Lot in Forex — Definition, Types, and How It Affects Trading
Lot in Forex — Definition, Types, and How It Affects Trading
Clear explanation • Lot size types • Examples • Risk impact
Definition
In forex, a lot refers to the standardized quantity of currency units you trade. It determines how much each pip movement is worth in your trade.
Types of Lot Sizes
- Standard Lot: 100,000 units of the base currency.
- Mini Lot: 10,000 units of the base currency.
- Micro Lot: 1,000 units of the base currency.
- Nano Lot: 100 units of the base currency.
Example
Trading EUR/USD with a standard lot (100,000 units) means each pip is worth about $10.
With a mini lot, each pip is worth about $1.
With a micro lot, each pip is worth about $0.10.
Why Lot Size Matters
Lot size directly affects your risk and potential profit. Larger lots increase both the reward and the possible loss per pip.
Choosing the Right Lot Size
- Consider your account balance and risk tolerance.
- Many traders risk 1–2% of their account per trade.
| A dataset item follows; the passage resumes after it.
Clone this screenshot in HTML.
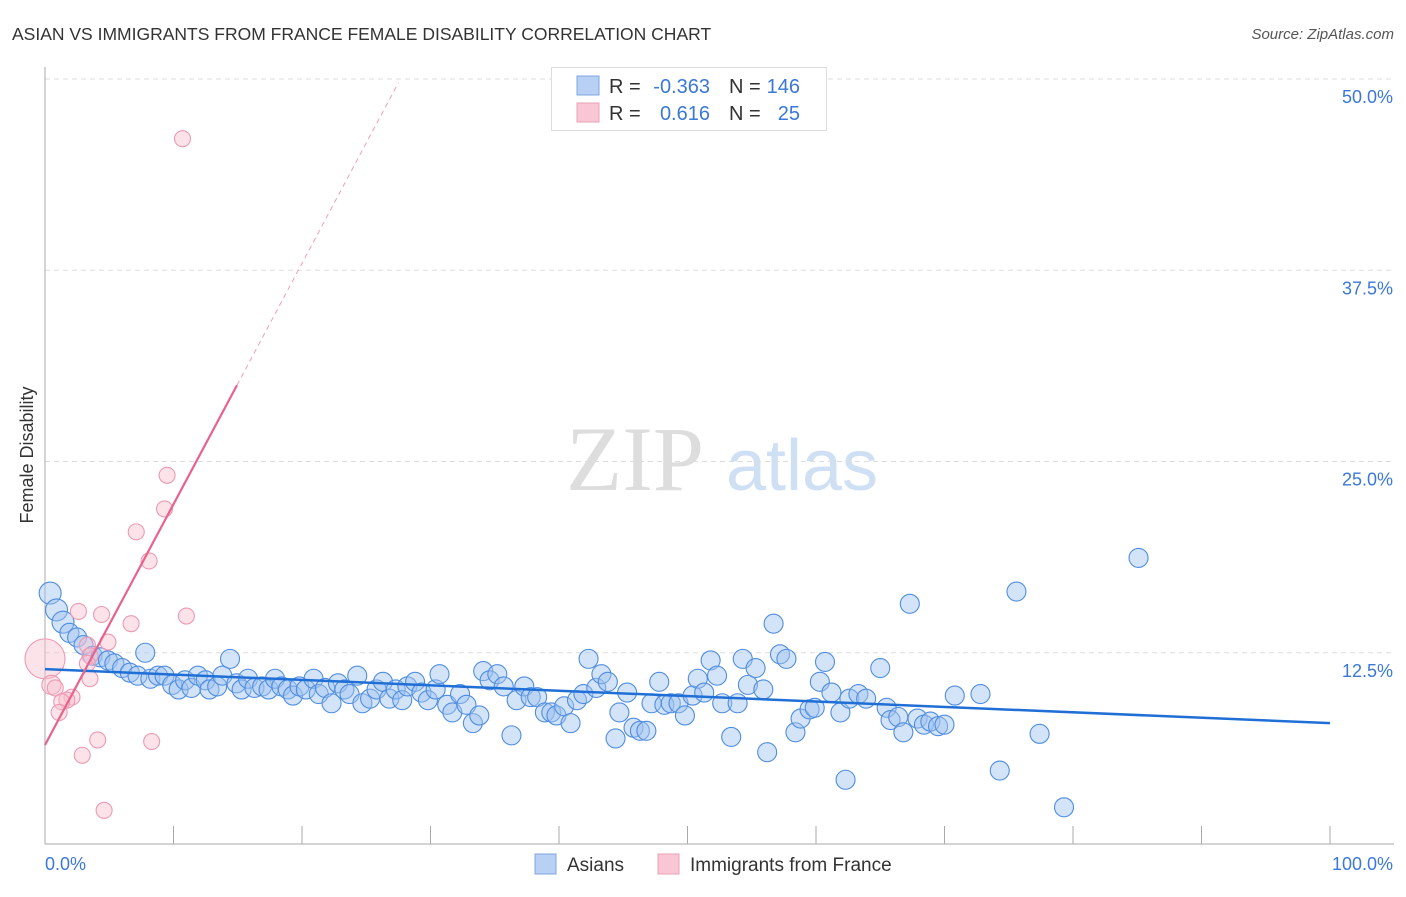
<!DOCTYPE html>
<html><head><meta charset="utf-8"><style>
body{margin:0;background:#fff;font-family:"Liberation Sans",sans-serif;}
svg text{font-family:"Liberation Sans",sans-serif;}
</style></head><body>
<svg id="chart" width="1406" height="892" viewBox="0 0 1406 892">
<text x="12" y="40" font-size="17.5" fill="#333">ASIAN VS IMMIGRANTS FROM FRANCE FEMALE DISABILITY CORRELATION CHART</text>
<text x="1394" y="39" font-size="15" fill="#555" font-style="italic" text-anchor="end">Source: ZipAtlas.com</text>
<g>
<text x="635" y="490" font-size="92" fill="#ddd" font-family="Liberation Serif, serif" text-anchor="middle" style="font-family:'Liberation Serif',serif">ZIP</text>
<text x="802" y="490" font-size="72" fill="#cfe0f5" text-anchor="middle">atlas</text>
</g>
<g id="grid"></g>
<g id="axes"></g>
<g id="marks"></g>
<text transform="translate(33,455) rotate(-90)" font-size="18" fill="#333" text-anchor="middle">Female Disability</text>
<g>
<rect x="551.5" y="67.5" width="275" height="63" fill="#fff" stroke="#ddd"/>
<rect x="577" y="76" width="22" height="19" fill="#b7d0f3" stroke="#7fa6e0"/>
<rect x="577" y="103" width="22" height="19" fill="#f8c6d4" stroke="#eaa0b6"/>
<text x="609" y="93" font-size="20" fill="#333">R = </text><text x="710" y="93" font-size="20" fill="#3b78d8" text-anchor="end">-0.363</text>
<text x="729" y="93" font-size="20" fill="#333">N = </text><text x="800" y="93" font-size="20" fill="#3b78d8" text-anchor="end">146</text>
<text x="609" y="120" font-size="20" fill="#333">R = </text><text x="710" y="120" font-size="20" fill="#3b78d8" text-anchor="end">0.616</text>
<text x="729" y="120" font-size="20" fill="#333">N = </text><text x="800" y="120" font-size="20" fill="#3b78d8" text-anchor="end">25</text>
</g>
<g>
<rect x="535" y="854" width="21" height="20" fill="#b7d0f3" stroke="#7fa6e0"/>
<text x="567" y="871" font-size="19" fill="#333">Asians</text>
<rect x="658" y="854" width="21" height="20" fill="#f8c6d4" stroke="#eaa0b6"/>
<text x="690" y="871" font-size="19" fill="#333">Immigrants from France</text>
</g>
</svg>
<script>
const yTicks=[12.5,25,37.5,50];
const yTickLabels=["12.5%","25.0%","37.5%","50.0%"];
const xTickLabels=["0.0%","100.0%"];
const asianX=[0.4,0.9,1.4,1.9,2.5,3.0,3.7,4.3,4.9,5.4,6.0,6.6,7.2,7.8,8.2,8.8,9.3,9.9,10.4,10.9,11.4,11.9,12.5,12.8,13.4,13.8,14.4,14.9,15.3,15.8,16.3,16.9,17.4,17.9,18.4,18.9,19.3,19.8,20.3,20.9,21.3,21.8,22.3,22.8,23.3,23.7,24.3,24.7,25.3,25.8,26.3,26.8,27.3,27.8,28.2,28.8,29.3,29.8,30.4,30.7,31.3,31.7,32.3,32.8,33.3,33.8,34.1,34.6,35.2,35.7,36.3,36.7,37.3,37.8,38.3,38.9,39.4,39.8,40.4,40.9,41.4,41.9,42.3,42.9,43.3,43.8,44.4,44.7,45.3,45.8,46.3,46.8,47.2,47.8,48.2,48.7,49.3,49.8,50.4,50.8,51.3,51.8,52.3,52.7,53.4,53.9,54.3,54.7,55.3,55.9,56.2,56.7,57.2,57.7,58.4,58.8,59.5,59.9,60.3,60.7,61.2,61.9,62.3,62.6,63.3,63.9,65.0,65.5,65.8,66.4,66.8,67.3,67.9,68.4,68.9,69.5,70.0,70.8,72.8,74.3,75.6,77.4,79.3,85.1];
const asianY=[16.4,15.3,14.5,13.8,13.5,13.0,12.3,12.2,12.0,11.8,11.5,11.2,11.0,12.5,10.8,11.0,11.0,10.4,10.1,10.7,10.2,11.0,10.7,10.1,10.3,11.0,12.1,10.5,10.1,10.8,10.2,10.3,10.1,10.8,10.3,10.1,9.7,10.3,10.1,10.8,9.8,10.2,9.2,10.5,10.1,9.8,11.0,9.2,9.5,10.1,10.6,9.5,10.1,9.4,10.3,10.6,9.9,9.4,10.1,11.1,9.1,8.6,9.8,9.1,7.9,8.4,11.3,10.7,11.1,10.3,7.1,9.4,10.3,9.6,9.6,8.6,8.6,8.4,9.0,7.9,9.4,9.8,12.1,10.2,11.1,10.6,6.9,8.6,9.9,7.6,7.4,7.4,9.2,10.6,9.1,9.2,9.2,8.4,9.7,10.8,9.9,12.0,11.0,9.2,7.0,9.2,12.1,10.4,11.5,10.1,6.0,14.4,12.4,12.1,7.3,8.2,8.8,8.9,10.6,11.9,9.9,8.6,4.2,9.5,9.8,9.5,11.5,8.9,8.1,8.3,7.3,15.7,8.2,7.8,8.0,7.7,7.8,9.7,9.8,4.8,16.5,7.2,2.4,18.7];
const franceX=[10.7,9.5,9.3,7.1,8.1,2.6,4.4,11.0,6.7,4.9,3.3,3.5,0.0,0.5,0.8,3.5,2.1,1.7,1.3,1.1,4.1,8.3,2.9,4.6,3.3];
const franceY=[46.1,24.1,21.9,20.4,18.5,15.2,15.0,14.9,14.4,13.2,13.0,12.3,12.1,10.4,10.2,10.8,9.6,9.4,9.3,8.6,6.8,6.7,5.8,2.2,11.8];
const franceWeight=[1,1,1,1,1,1,1,1,1,1,1,1,2.5,1.2,1,1,1,1,1,1,1,1,1,1,1];
const asianTrend=[11.43,7.9];
const franceTrendStart=6.47, franceTrendSlope=1.574, franceSolidEnd=14.94, franceDashEnd=27.5;

const NS="http://www.w3.org/2000/svg";
const X0=45,X1=1330,Y0=844,Ymax=79;
function sx(v){return X0+(X1-X0)*v/100;}
function sy(v){return Y0-(Y0-Ymax)*v/50;}
function mk(tag,attrs,parent){const e=document.createElementNS(NS,tag);for(const k in attrs)e.setAttribute(k,attrs[k]);parent.appendChild(e);return e;}
const grid=document.getElementById('grid'),axes=document.getElementById('axes'),marks=document.getElementById('marks');
yTicks.forEach((t,i)=>{
  const l=mk('line',{x1:X0,x2:1394,y1:sy(t),y2:sy(t),stroke:'#ddd','stroke-dasharray':'5,4'},grid);
  
  
  const tx=mk('text',{x:1393,y:sy(t)+24,'font-size':18,fill:'#3b78d8','text-anchor':'end'},axes);
  tx.textContent=yTickLabels[i];
  
  
});
const ya=mk('line',{x1:X0,x2:X0,y1:67,y2:Y0,stroke:'#aaa'},axes);


const xa=mk('line',{x1:X0,x2:1394,y1:Y0,y2:Y0,stroke:'#aaa'},axes);


for(let i=0;i<=10;i++){
  const tk=mk('line',{x1:sx(i*10),x2:sx(i*10),y1:826,y2:Y0,stroke:'#aaa'},axes);
  
  
}
[[0,'start',45],[100,'end',1393]].forEach((d,i)=>{
  const t=mk('text',{x:d[2],y:870,'font-size':18,fill:'#3b78d8','text-anchor':d[1]},axes);
  t.textContent=xTickLabels[i];
  
  
});
asianX.forEach((v,i)=>{
  const r=i<3?11:9.5;
  const c=mk('circle',{cx:sx(v),cy:sy(asianY[i]),r:r,fill:'rgba(160,196,240,0.45)',stroke:'#4f8de0','stroke-width':1.1},marks);
  
  
});
franceX.forEach((v,i)=>{
  const c=mk('circle',{cx:sx(v),cy:sy(franceY[i]),r:8*franceWeight[i],fill:'rgba(248,190,206,0.45)',stroke:'#ec9ab2','stroke-width':1.1},marks);
  
  
});
const bt=mk('line',{x1:sx(0),y1:sy(asianTrend[0]),x2:sx(100),y2:sy(asianTrend[1]),stroke:'#1f6fd6','stroke-width':2.5},marks);


const pt=mk('line',{x1:sx(0),y1:sy(franceTrendStart),x2:sx(franceSolidEnd),y2:sy(franceTrendStart+franceTrendSlope*franceSolidEnd),stroke:'#e8628c','stroke-width':2.2},marks);


const pd=mk('line',{x1:sx(franceSolidEnd),y1:sy(franceTrendStart+franceTrendSlope*franceSolidEnd),x2:sx(franceDashEnd),y2:sy(franceTrendStart+franceTrendSlope*franceDashEnd),stroke:'#eea0b8','stroke-width':1,'stroke-dasharray':'5,4'},marks);


</script>
</body></html>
- Start with smaller lots if you are new to trading.
Risk Management Example
If your stop-loss is 50 pips:
• Standard lot = $500 risk
• Mini lot = $50 risk
• Micro lot = $5 risk
Quick FAQ
Q: Can I trade fractional lots?
A: Yes, most brokers allow custom lot sizes for flexible risk management.
Q: Is bigger always better?
A: No, a bigger lot size can drain your account quickly if the trade goes against you.